◆ Instructions for the task
Word for word, transcribe the lines below and drop the pictures.
☆ ☆ ☆
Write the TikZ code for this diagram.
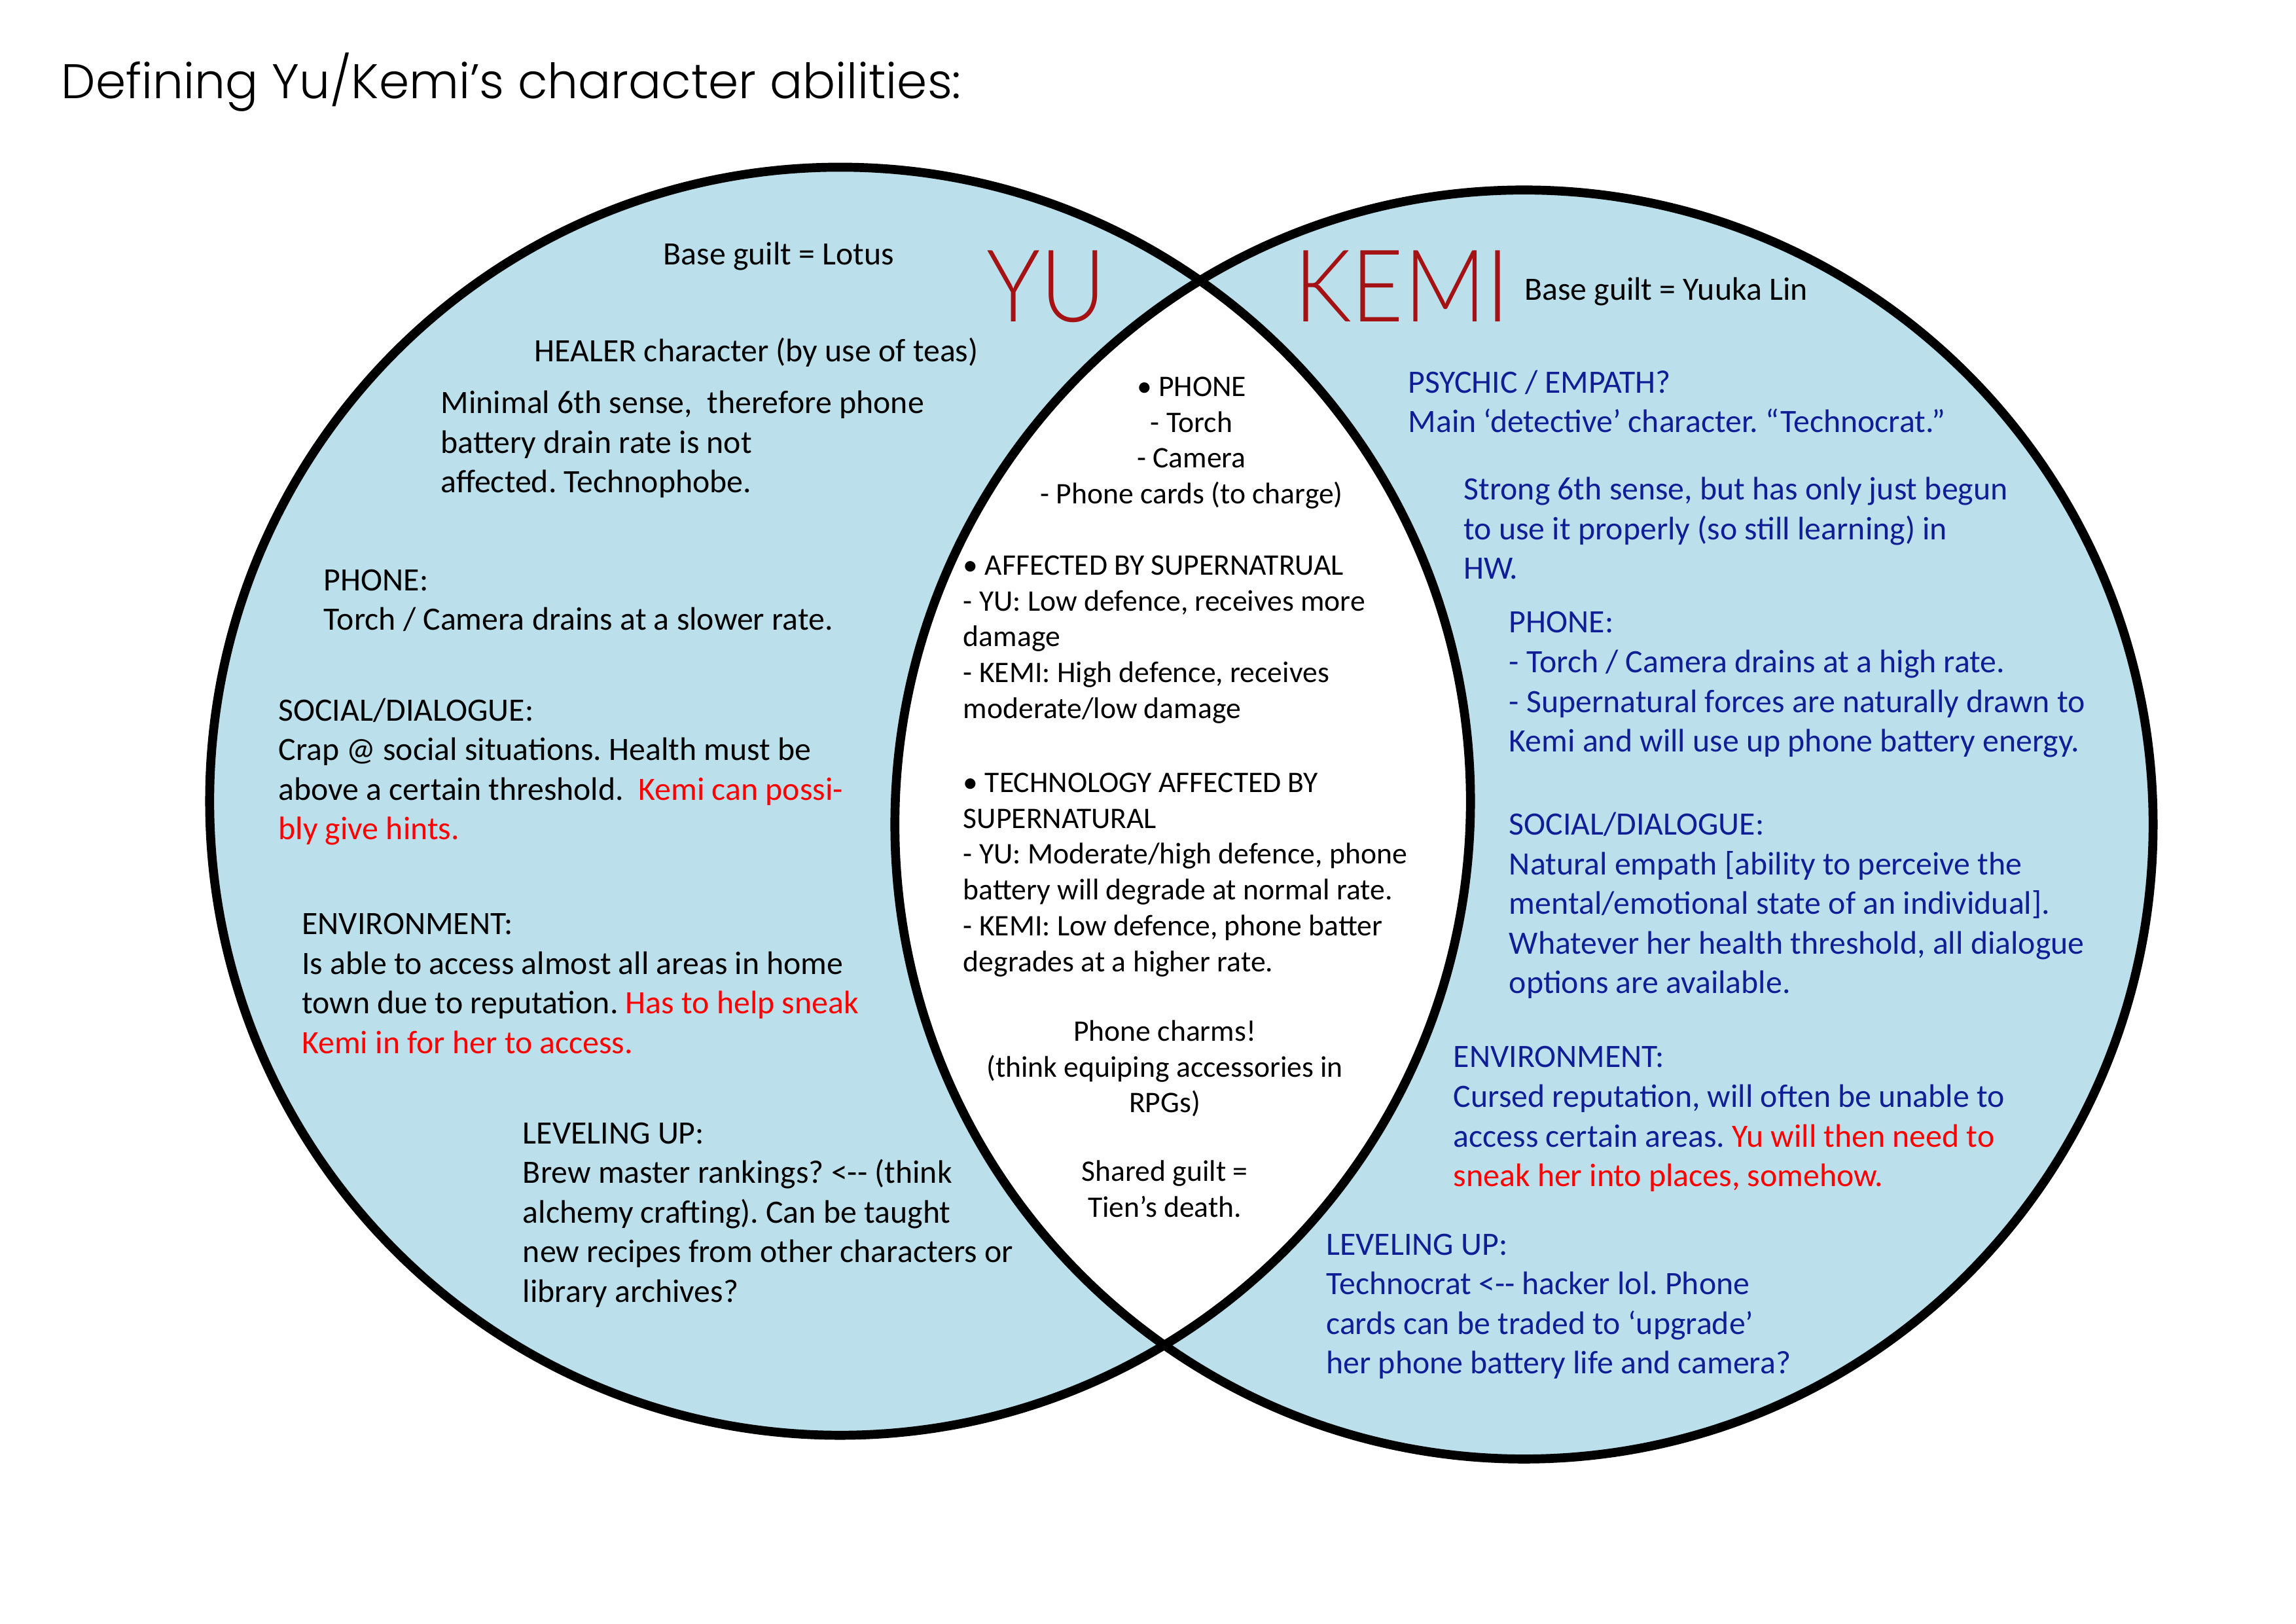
\documentclass[tikz,border=0pt]{standalone}
\usepackage{graphicx}
\usepackage{fontspec}
\setmainfont{Carlito}
\IfFontExistsTF{Poppins Light}{\newfontfamily\titlefont{Poppins Light}}{\newfontfamily\titlefont{Poppins}}
\IfFontExistsTF{Lato Light}{\newfontfamily\namefont{Lato Light}}{\newfontfamily\namefont{Lato}}

\definecolor{vennblue}{RGB}{187,224,235}
\definecolor{kemiblue}{RGB}{16,30,150}
\definecolor{namered}{RGB}{165,18,20}

\newcommand{\bodysize}{\fontsize{12}{14.6}\selectfont\frenchspacing}
\newcommand{\midsize}{\fontsize{11}{13.2}\selectfont\frenchspacing}
\newcommand{\charname}[1]{\scalebox{0.9}[1]{#1}}

\begin{document}
\begin{tikzpicture}[x=0.018929cm, y=-0.018929cm,
    venn/.style={line width=3.3pt},
    oneline/.style={anchor=base west, inner sep=0pt, font=\bodysize},
    block/.style={anchor=north west, inner sep=0pt, align=left, yshift=7.2pt,
        font=\bodysize, execute at begin node=\strut},
    kemiblock/.style={block, text=kemiblue},
    midblock/.style={anchor=north west, inner sep=0pt, align=left, yshift=6.6pt,
        font=\midsize, execute at begin node=\strut},
    midcentre/.style={midblock, anchor=north, align=center},
    charlabel/.style={anchor=base west, inner sep=0pt, text=namered,
        font=\namefont\fontsize{37}{37}\selectfont}
]
\useasboundingbox (0,0) rectangle (1569.1,1109.3);

% Circles
\coordinate (yuc) at (574.1,547.5);
\coordinate (kemic) at (1041.5,563.4);
\fill[vennblue] (yuc) ellipse [x radius=8.158cm, y radius=8.204cm];
\fill[vennblue] (kemic) ellipse [x radius=8.141cm, y radius=8.210cm];
\begin{scope}
    \clip (yuc) ellipse [x radius=8.158cm, y radius=8.204cm];
    \fill[white] (kemic) ellipse [x radius=8.141cm, y radius=8.210cm];
\end{scope}
\draw[venn] (yuc) ellipse [x radius=8.158cm, y radius=8.204cm];
\draw[venn] (kemic) ellipse [x radius=8.141cm, y radius=8.210cm];

% Title and names
\node[anchor=base west, inner sep=0pt, font=\titlefont\fontsize{17.9}{21}\selectfont]
    (title) at (41.6,67.4) {Defining Yu/Kemi’s character abilities:};
\node[charlabel] (yu) at (674,219.7) {\charname{YU}};
\node[charlabel] (kemi) at (884,219.7) {\charname{KEMI}};

% Yu
\node[oneline] (yuguilt) at (453,181.1) {Base guilt = Lotus};
\node[oneline] (yuheal) at (365,247) {HEALER character (by use of teas)};
\node[block] (yusense) at (301,280) {Minimal 6th sense,\ \ therefore phone\\battery drain rate is not\\affected. Technophobe.};
\node[block] (yuphone) at (221,402) {PHONE:\\Torch / Camera drains at a slower rate.};
\node[block] (yusocial) at (190,490) {SOCIAL/DIALOGUE:\\Crap @ social situations. Health must be\\above a certain threshold.\ \ {\color{red}Kemi can possi-}\\{\color{red}bly give hints.}};
\node[block] (yuenv) at (206,637) {ENVIRONMENT:\\Is able to access almost all areas in home\\town due to reputation. {\color{red}Has to help sneak}\\{\color{red}Kemi in for her to access.}};
\node[block] (yulevel) at (357,780) {LEVELING UP:\\Brew master rankings? <-{}- (think\\alchemy crafting). Can be taught\\new recipes from other characters or\\library archives?};

% Shared
\node[midcentre] (sharedphone) at (814.3,269.4) {• PHONE\\- Torch\\- Camera\\- Phone cards (to charge)};
\node[midblock] (sharedsuper) at (658,391.5) {• AFFECTED BY SUPERNATRUAL\\- YU: Low defence, receives more\\damage\\- KEMI: High defence, receives\\moderate/low damage};
\node[midblock] (sharedtech) at (658,540) {• TECHNOLOGY AFFECTED BY\\SUPERNATURAL\\- YU: Moderate/high defence, phone\\battery will degrade at normal rate.\\- KEMI: Low defence, phone batter\\degrades at a higher rate.};
\node[midcentre] (charms) at (796,709) {Phone charms!\\(think equiping accessories in\\RPGs)};
\node[midcentre] (sharedguilt) at (796,805) {Shared guilt =\\Tien’s death.};

% Kemi
\node[oneline] (kemiguilt) at (1041.4,204.9) {Base guilt = Yuuka Lin};
\node[kemiblock] (kemipsy) at (962,266) {PSYCHIC / EMPATH?\\Main ‘detective’ character. “Technocrat.”};
\node[kemiblock] (kemisense) at (1000,339) {Strong 6th sense, but has only just begun\\to use it properly (so still learning) in\\HW.};
\node[kemiblock] (kemiphone) at (1031,431) {PHONE:\\- Torch / Camera drains at a high rate.\\- Supernatural forces are naturally drawn to\\Kemi and will use up phone battery energy.};
\node[kemiblock] (kemisocial) at (1031,568) {SOCIAL/DIALOGUE:\\Natural empath [ability to perceive the\\mental/emotional state of an individual].\\Whatever her health threshold, all dialogue\\options are available.};
\node[kemiblock] (kemienv) at (993,728) {ENVIRONMENT:\\Cursed reputation, will often be unable to\\access certain areas. {\color{red}Yu will then need to}\\{\color{red}sneak her into places, somehow.}};
\node[kemiblock] (kemilevel) at (906,856) {LEVELING UP:\\Technocrat <-{}- hacker lol. Phone\\cards can be traded to ‘upgrade’\\her phone battery life and camera?};

\end{tikzpicture}
\end{document}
☆ ☆ ☆
◆ Complete response
Write the TikZ code for this diagram.
\documentclass[tikz,border=0pt]{standalone}
\usepackage{graphicx}
\usepackage{fontspec}
\setmainfont{Carlito}
\IfFontExistsTF{Poppins Light}{\newfontfamily\titlefont{Poppins Light}}{\newfontfamily\titlefont{Poppins}}
\IfFontExistsTF{Lato Light}{\newfontfamily\namefont{Lato Light}}{\newfontfamily\namefont{Lato}}

\definecolor{vennblue}{RGB}{187,224,235}
\definecolor{kemiblue}{RGB}{16,30,150}
\definecolor{namered}{RGB}{165,18,20}

\newcommand{\bodysize}{\fontsize{12}{14.6}\selectfont\frenchspacing}
\newcommand{\midsize}{\fontsize{11}{13.2}\selectfont\frenchspacing}
\newcommand{\charname}[1]{\scalebox{0.9}[1]{#1}}

\begin{document}
\begin{tikzpicture}[x=0.018929cm, y=-0.018929cm,
    venn/.style={line width=3.3pt},
    oneline/.style={anchor=base west, inner sep=0pt, font=\bodysize},
    block/.style={anchor=north west, inner sep=0pt, align=left, yshift=7.2pt,
        font=\bodysize, execute at begin node=\strut},
    kemiblock/.style={block, text=kemiblue},
    midblock/.style={anchor=north west, inner sep=0pt, align=left, yshift=6.6pt,
        font=\midsize, execute at begin node=\strut},
    midcentre/.style={midblock, anchor=north, align=center},
    charlabel/.style={anchor=base west, inner sep=0pt, text=namered,
        font=\namefont\fontsize{37}{37}\selectfont}
]
\useasboundingbox (0,0) rectangle (1569.1,1109.3);

% Circles
\coordinate (yuc) at (574.1,547.5);
\coordinate (kemic) at (1041.5,563.4);
\fill[vennblue] (yuc) ellipse [x radius=8.158cm, y radius=8.204cm];
\fill[vennblue] (kemic) ellipse [x radius=8.141cm, y radius=8.210cm];
\begin{scope}
    \clip (yuc) ellipse [x radius=8.158cm, y radius=8.204cm];
    \fill[white] (kemic) ellipse [x radius=8.141cm, y radius=8.210cm];
\end{scope}
\draw[venn] (yuc) ellipse [x radius=8.158cm, y radius=8.204cm];
\draw[venn] (kemic) ellipse [x radius=8.141cm, y radius=8.210cm];

% Title and names
\node[anchor=base west, inner sep=0pt, font=\titlefont\fontsize{17.9}{21}\selectfont]
    (title) at (41.6,67.4) {Defining Yu/Kemi’s character abilities:};
\node[charlabel] (yu) at (674,219.7) {\charname{YU}};
\node[charlabel] (kemi) at (884,219.7) {\charname{KEMI}};

% Yu
\node[oneline] (yuguilt) at (453,181.1) {Base guilt = Lotus};
\node[oneline] (yuheal) at (365,247) {HEALER character (by use of teas)};
\node[block] (yusense) at (301,280) {Minimal 6th sense,\ \ therefore phone\\battery drain rate is not\\affected. Technophobe.};
\node[block] (yuphone) at (221,402) {PHONE:\\Torch / Camera drains at a slower rate.};
\node[block] (yusocial) at (190,490) {SOCIAL/DIALOGUE:\\Crap @ social situations. Health must be\\above a certain threshold.\ \ {\color{red}Kemi can possi-}\\{\color{red}bly give hints.}};
\node[block] (yuenv) at (206,637) {ENVIRONMENT:\\Is able to access almost all areas in home\\town due to reputation. {\color{red}Has to help sneak}\\{\color{red}Kemi in for her to access.}};
\node[block] (yulevel) at (357,780) {LEVELING UP:\\Brew master rankings? <-{}- (think\\alchemy crafting). Can be taught\\new recipes from other characters or\\library archives?};

% Shared
\node[midcentre] (sharedphone) at (814.3,269.4) {• PHONE\\- Torch\\- Camera\\- Phone cards (to charge)};
\node[midblock] (sharedsuper) at (658,391.5) {• AFFECTED BY SUPERNATRUAL\\- YU: Low defence, receives more\\damage\\- KEMI: High defence, receives\\moderate/low damage};
\node[midblock] (sharedtech) at (658,540) {• TECHNOLOGY AFFECTED BY\\SUPERNATURAL\\- YU: Moderate/high defence, phone\\battery will degrade at normal rate.\\- KEMI: Low defence, phone batter\\degrades at a higher rate.};
\node[midcentre] (charms) at (796,709) {Phone charms!\\(think equiping accessories in\\RPGs)};
\node[midcentre] (sharedguilt) at (796,805) {Shared guilt =\\Tien’s death.};

% Kemi
\node[oneline] (kemiguilt) at (1041.4,204.9) {Base guilt = Yuuka Lin};
\node[kemiblock] (kemipsy) at (962,266) {PSYCHIC / EMPATH?\\Main ‘detective’ character. “Technocrat.”};
\node[kemiblock] (kemisense) at (1000,339) {Strong 6th sense, but has only just begun\\to use it properly (so still learning) in\\HW.};
\node[kemiblock] (kemiphone) at (1031,431) {PHONE:\\- Torch / Camera drains at a high rate.\\- Supernatural forces are naturally drawn to\\Kemi and will use up phone battery energy.};
\node[kemiblock] (kemisocial) at (1031,568) {SOCIAL/DIALOGUE:\\Natural empath [ability to perceive the\\mental/emotional state of an individual].\\Whatever her health threshold, all dialogue\\options are available.};
\node[kemiblock] (kemienv) at (993,728) {ENVIRONMENT:\\Cursed reputation, will often be unable to\\access certain areas. {\color{red}Yu will then need to}\\{\color{red}sneak her into places, somehow.}};
\node[kemiblock] (kemilevel) at (906,856) {LEVELING UP:\\Technocrat <-{}- hacker lol. Phone\\cards can be traded to ‘upgrade’\\her phone battery life and camera?};

\end{tikzpicture}
\end{document}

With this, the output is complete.